— BEGIN Data —
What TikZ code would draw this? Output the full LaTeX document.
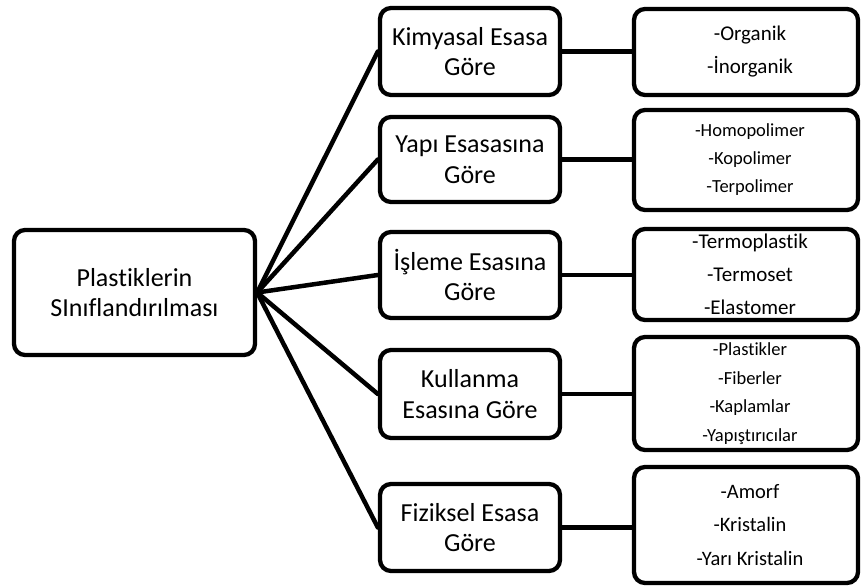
\documentclass[tikz,border=0pt]{standalone}
\usepackage{fontspec}
\setmainfont{Carlito}[Ligatures=NoCommon]
\begin{document}
\begin{tikzpicture}[x=1pt,y=-1pt,
  box/.style={draw=black,line width=4.3pt,rounded corners=11pt,fill=white,inner sep=0pt,align=center},
  link/.style={line width=4.5pt,line cap=round},
  txt/.style={inner sep=0pt,align=center}]
\useasboundingbox (0,0) rectangle (862,588);
% root
\node[box,minimum width=241pt,minimum height=125pt,font=\fontsize{26}{29.5}\selectfont] (root) at (134.5,292.5) {Plastiklerin\\SInıflandırılması};
% middle column
\tikzset{mid/.style={box,minimum width=180pt,font=\fontsize{26}{30.5}\selectfont}}
\node[mid,minimum height=87pt] (m1) at (470,51.5) {Kimyasal Esasa\\Göre};
\node[mid,minimum height=85pt] (m2) at (470,159.5) {Yapı Esasasına\\Göre};
\node[mid,minimum height=86pt] (m3) at (470,275) {İşleme Esasına\\Göre};
\node[mid,minimum height=88pt] (m4) at (470,394) {Kullanma\\Esasına Göre};
\node[mid,minimum height=87pt] (m5) at (470,527.5) {Fiziksel Esasa\\Göre};
% right column
\tikzset{rgt/.style={box,minimum width=224pt}}
\node[rgt,minimum height=86pt] (r1) at (746,52) {};
\node[rgt,minimum height=100pt] (r2) at (746,160) {};
\node[rgt,minimum height=91pt] (r3) at (746,274.5) {};
\node[rgt,minimum height=113pt] (r4) at (746,393.5) {};
\node[rgt,minimum height=116pt] (r5) at (746,525) {};
\node[txt,font=\fontsize{21}{33}\selectfont] (t1) at (750,52) {-Organik\\-İnorganik};
\node[txt,font=\fontsize{18.5}{28}\selectfont] (t2) at (750,160) {-Homopolimer\\-Kopolimer\\-Terpolimer};
\node[txt,font=\fontsize{21}{33}\selectfont] (t3) at (750,274.5) {-Termoplastik\\-Termoset\\-Elastomer};
\node[txt,font=\fontsize{18.5}{28.5}\selectfont] (t4) at (750,393.5) {-Plastikler\\-Fiberler\\-Kaplamlar\\-Yapıştırıcılar};
\node[txt,font=\fontsize{20.5}{33.5}\selectfont] (t5) at (750,525) {-Amorf\\-Kristalin\\-Yarı Kristalin};
% connectors
\foreach \i in {1,...,5}{
  \draw[link] (root.east) -- (m\i.west);
  \draw[link] (m\i.east) -- (m\i.east -| r\i.west);
}
\end{tikzpicture}
\end{document}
— END Data —
Problem to work on.
From the listing above, copy all lines holding the word "draw".

Expected answer.
What TikZ code would draw this? Output the full LaTeX document.
  box/.style={draw=black,line width=4.3pt,rounded corners=11pt,fill=white,inner sep=0pt,align=center},
  \draw[link] (root.east) -- (m\i.west);
  \draw[link] (m\i.east) -- (m\i.east -| r\i.west);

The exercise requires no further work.